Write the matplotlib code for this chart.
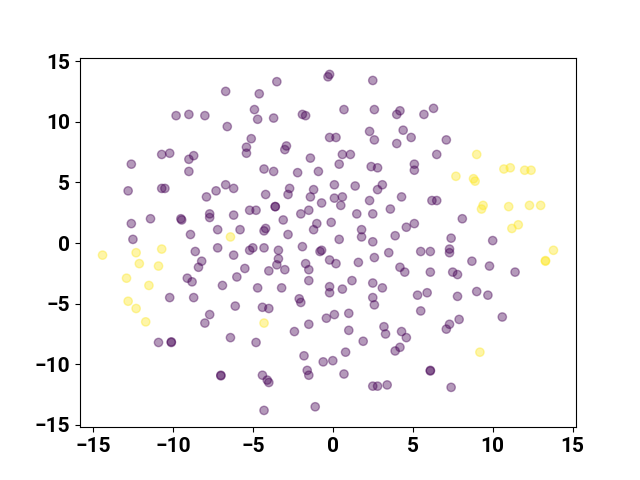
import numpy as np
import matplotlib
matplotlib.use('Agg')
import matplotlib.pyplot as plt

# class 0 points (purple)
x0 = [-6.7, -9.8, -9.0, -8.0, -6.6, -5.4, -5.4, -10.7, -10.2, -9.0, -8.7, -12.6, -9.0,
      -0.2, -0.3, -3.5, 2.5, -4.6, -4.9, -4.7, -3.7, -1.9, -1.7, 0.7, 2.6, 4.0, 4.2,
      -5.1, -0.2, 0.2, 2.3, 2.6, 4.4, 4.9, 4.0, -2.9, -3.0, -1.4, 0.6, 1.1, 0.4, 2.4, 2.8,
      5.1, 5.1, -4.3, -3.7, -2.2, -0.9, 6.3, 5.7, 7.1, 6.5,
      -12.8, -10.7, -10.5, -7.9, -7.3, -6.7, -6.2, -12.6, -11.4, -9.5, -9.45, -7.7, -7.7,
      -6.2, -7.2, -5.8, -8.9, -12.5, -8.6, -7.2, -6.2, -8.2, -8.4, -5.5, -6.0, -9.1, -8.8,
      -6.9, -10.2, -8.7,
      -2.7, -2.8, -4.2, -1.2, -1.4, 0.1, 1.4, 3.1, 2.8, 4.3, 0.1, 0.6, 0.5, -0.7, 2.3,
      -3.6, -3.6, -5.2, -4.8, -2.0, -1.5, 1.5, 2.5, 3.6, -3.1, -1.0, -1.2, -0.1, 1.8, 1.8,
      4.6, 5.1, -4.2, -4.3, -2.8, 0.4, 2.5, 3.9, -4.3, -5.2, -5.0, -1.9, -0.8, -0.7, -3.4,
      -3.4, -3.5, -3.0, -4.0, -1.7, -1.5, -0.2, 0.2, 1.6, 2.6, 3.5, 4.2, 4.5, -1.5, 1.2,
      2.5, 3.1, -4.7, -3.2, -0.2, -0.2, 0.6, -2.1, -2.0, 2.5, 2.6, 5.3,
      6.2, 6.5, 8.1, 7.4, 10.0, 5.5, 6.1, 7.3, 7.3, 8.7, 9.8, 6.1, 7.5, 7.8, 11.4, 5.9,
      7.8, 9.0, 9.7,
      -6.1, -7.7, -8.0, -6.4, -10.9, -10.1, -10.1, -7.0, -7.0,
      -4.4, -4.0, -4.8, -2.4, -1.5, -0.4, 0.1, 1.0, 1.0, 3.2, 3.3, 4.3, 4.6, 1.9, 0.8,
      3.9, 4.2, -1.8, -0.6, 0.0, -4.4, -4.1, -4.0, -1.6, -1.5, 0.7, 2.5, 2.8, 3.4, -4.3,
      -1.1,
      5.5, 7.3, 7.1, 7.9, 10.6, 6.1, 6.1, 7.4]
y0 = [12.5, 10.5, 10.6, 10.5, 9.6, 7.9, 7.4, 7.3, 7.4, 6.9, 7.2, 6.5, 5.9,
      13.9, 13.7, 13.3, 13.4, 12.3, 11.0, 10.2, 10.3, 10.6, 10.5, 11.0, 11.0, 10.6, 10.9,
      8.6, 8.7, 8.7, 9.2, 8.5, 9.3, 8.7, 8.2, 8.0, 7.7, 7.0, 7.3, 7.3, 6.5, 6.3, 6.2,
      6.5, 6.0, 6.1, 5.9, 5.8, 5.9, 11.1, 10.6, 8.5, 7.3,
      4.3, 4.5, 4.5, 3.8, 4.3, 4.8, 4.5, 1.6, 2.0, 2.0, 1.9, 2.4, 2.1,
      2.3, 1.1, 1.1, 0.7, 0.3, -0.7, -0.4, -1.0, -1.5, -2.0, -2.1, -2.8, -2.9, -3.2,
      -3.5, -4.5, -4.5,
      4.5, 4.0, 4.0, 4.4, 3.8, 4.8, 4.7, 4.8, 4.4, 3.8, 3.7, 3.8, 3.1, 3.3, 3.5,
      3.0, 3.0, 2.7, 2.7, 2.4, 2.7, 2.4, 2.4, 2.8, 1.9, 1.6, 1.1, 1.7, 1.1, 0.5,
      1.3, 1.6, 1.2, 1.0, 0.7, 0.3, 0.1, 0.6, -0.4, -0.6, -0.4, -0.3, -0.7, -0.6, -0.6,
      -1.3, -1.8, -2.2, -2.3, -1.7, -2.2, -1.4, -1.7, -1.6, -1.2, -0.8, -2.0, -2.4, -3.1, -3.1,
      -3.3, -3.7, -3.7, -3.7, -3.6, -4.1, -3.8, -4.6, -4.9, -4.5, -5.1, -4.3,
      3.5, 3.5, 2.0, 0.4, 0.2, -0.7, -0.7, -0.5, -0.8, -1.5, -1.9, -2.4, -2.4, -2.6, -2.4, -4.1,
      -4.4, -4.0, -4.3,
      -5.2, -5.9, -6.6, -7.8, -8.2, -8.2, -8.15, -10.9, -10.95,
      -5.3, -5.4, -8.2, -7.3, -6.7, -6.2, -5.9, -5.8, -7.2, -6.9, -7.5, -7.3, -7.8, -8.1, -9.0,
      -8.9, -8.6, -9.3, -9.8, -9.7, -10.9, -11.3, -11.5, -10.5, -10.9, -10.8, -11.8, -11.8,
      -11.7, -13.8, -13.5,
      -5.6, -6.7, -7.1, -6.3, -6.1, -10.5, -10.55, -11.9]

# class 1 points (yellow)
x1 = [9.0, 10.7, 11.1, 12.0, 12.4, 7.7, 8.8, 8.9, 9.4, 9.3, 11.0, 12.3, 13.0, 11.6,
      11.2, 13.8, 13.3, 13.3, -6.4, -14.4, -12.3, -10.7, -12.1, -10.9, -12.9, -11.5,
      -12.8, -12.3, -11.7, -4.3, 9.2]
y1 = [7.3, 6.1, 6.2, 6.0, 6.0, 5.5, 5.3, 5.1, 3.1, 2.8, 3.0, 3.1, 3.1, 1.5,
      1.2, -0.6, -1.5, -1.45, 0.5, -1.0, -0.8, -0.5, -1.7, -1.9, -2.9, -3.5,
      -4.8, -5.4, -6.5, -6.6, -9.0]

x = np.array(x0 + x1)
y = np.array(y0 + y1)
labels = np.array([0] * len(x0) + [1] * len(x1))

plt.rcParams['font.family'] = ['Roboto', 'DejaVu Sans']
plt.rcParams['font.weight'] = 'bold'

fig = plt.figure(figsize=(6.4, 4.8), dpi=100)
plt.scatter(x, y, c=labels, cmap='viridis', alpha=0.4)
plt.xticks(fontsize=15, fontweight='bold')
plt.yticks(fontsize=15, fontweight='bold')
plt.savefig('out.png')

------------------------------------

# PROBLEM REQUIREMENTS
From the top of the listing above, repeat each line exactly until you reach the line containing "import matplotlib.pyplot as plt", and repeat that one too. Leave the pictures out.

# SOLUTION BELOW
Write the matplotlib code for this chart.
import numpy as np
import matplotlib
matplotlib.use('Agg')
import matplotlib.pyplot as plt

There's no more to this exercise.